Would you still eat that candy bar if you saw a label on it that said that you needed to 42 minutes of walking or 22 minutes running?

We’ve all seen the studies and the news that obesity and overweight diseases are on the rise and mostly in the children…we’re talking about diabetes, heart disease and cancer too.
Shirley Cramer, chief executive of the Royal Society for Public Healthy says, “People find symbols much easier to understand than numerical information, and activity equivalent calorie labels are easy to understand, particularly for lower socioeconomic groups who often lack nutritional knowledge and heath literacy.
For example, the calories in a can fizzy drink take a person of average age and weight about 26 minutes to walk off.”
They’re saying that the FDA is in the process of working on a rule that is going to require the nutritional labels to tell us more than how many grams of sugar are in something, but they want to add something to tell us what we should be intaking in a day.
Would you do this?
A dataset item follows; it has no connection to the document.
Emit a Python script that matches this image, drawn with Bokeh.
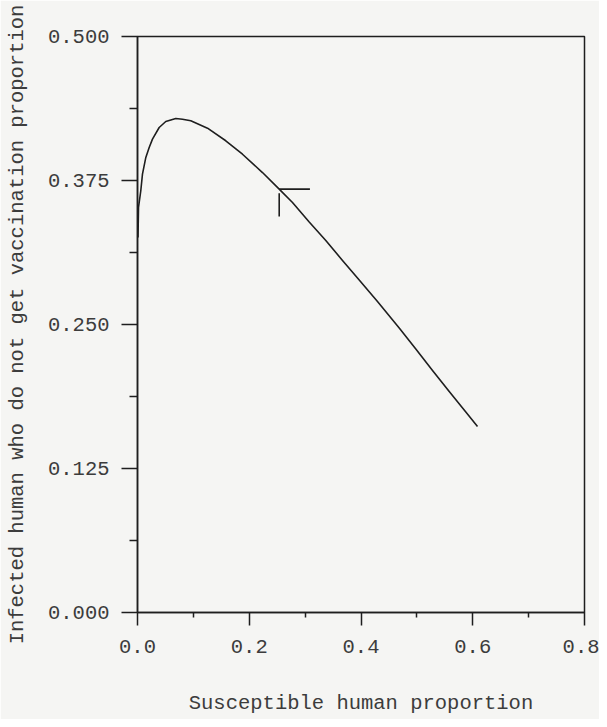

Take the recommendations of how much sugar/carbs to intake in a day?
Well, Shirley Cramer is also saying that the pictures showing people how much walking or running they could do to work off whatever you just ate or drank would be less pushy. It’s not like telling you DO THIS NOW, it’s comes across nicer to the consumer. She said, “The public is used to being told to avoid particular drinks and to cut down on specific foods. By contrast, activity labeling encourages people to start something, rather than calling for them to stop.”
Not every researcher is for it… a senior scientist at Tufts University, Susan Roberts’ opinion about the concept a “ridiculous idea.”
She continues with saying, “The problem with weight control is that exercise isn’t always the solution. Exercise makes people hungry, so it makes people eat more. The focus should be on eating healthier foods that keep you full longer.”
And more people weigh in… a man named Bust David Just studies psychology and economics drives human behavior at Cornell University say more…
Just says, “The labels that we have currently tend to tell us things like number of calories and grams of fat and things like that – it’s stuff that is very hard for the average consumer to really understand and make use of it.”
He also said stuff that some of us just never took into consideration, he said,”It only takes something like a 50 calorie difference in a day over the course of a year to add up to several pounds. So if we make small changes daily, we can end up having a cumulative effect bit it makes a long time.”
What do you think? Would this new label actually work for you?